Der Begriff „Vorerkundung“ ist in der EBV nicht definiert. Nach § 18 BBodSchV dient die Vorerkundung der Einschätzung der Beschaffenheit der Böden und Materialien, insbesondere zur Ermittlung des erforderlichen Untersuchungsumfangs und analytischen Untersuchungsbedarfs, als Grundlage einer repräsentativen Probennahme, insbesondere zur Entwicklung einer geeigneten Probennahmestrategie und der Bewertung der Ergebnisse analytischer Untersuchungen, insbesondere bei deren Übertragung auf den Untersuchungsraum durch Auswertung von Hintergrundinformationen (Luftbilder, Kartenauswertung, Behördenschreiben, Augenscheinnahme, ggf. bodenkundliche Kartierung.

Fragen:

  • Ist für Haufwerke am Anfallort generell eine solche spezifische Probenahmestrategie vor der eigentlichen Beprobung durchzuführen?
  • Wer stellt die Einstufung nach den Materialwerten fest? Dieses ist nur für Ersatzbaustoffe aus Aufbereitungsanlagen geregelt (die Überwachungsstelle).

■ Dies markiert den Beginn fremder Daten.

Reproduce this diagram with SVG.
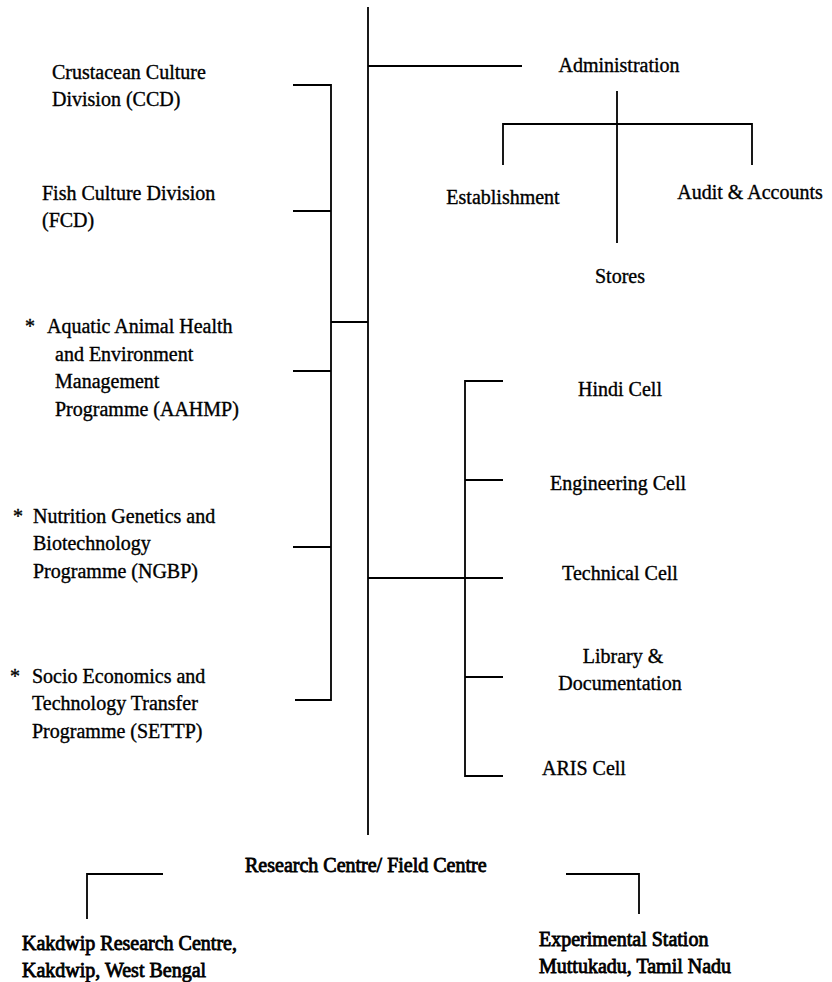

Materialwerte gem. Anlage 1 EBV

Die Materialwerte nach Anlage 1 EBV sollen hier nicht im Einzelnen diskutiert werden. Kritisch werden die folgenden Punkte gesehen:

  • Tabelle 3, Spalten 3 bis 5: Hier werden für unterschiedliche Bodenarten maximal zulässige Feststoffgehalte angeführt. Gem. Fußnote 3 sind bei Unterschreiten der angeführten Feststoffgehalte Eluatwerte „nicht maßgeblich“. Der V18 weist darauf hin, dass hierdurch im Einzelfall ggf. Bodenmaterialien mit einem erheblichen Grundwassergefährdungspotential aufgrund der Eluierbarkeit von Schadstoffen (z.B. sechswertiges Chrom) ohne Beachtung der Eluatwerte als Ersatzbaustoff der Materialklasse BM-0 / BG-0 auch in Einbauweisen eingebaut werden können, die im Hinblick auf den Grundwasserschutz empfinglich sind.
  • Bei den Stahlwerksschlacken (insbesondere Elektroofenschlacke) ist u.E. zu hinterfragen, ob das Stoffspektrum der Eluatwerte die tatsächliche, potentielle Gefährdungssituation ausreichend abdeckt.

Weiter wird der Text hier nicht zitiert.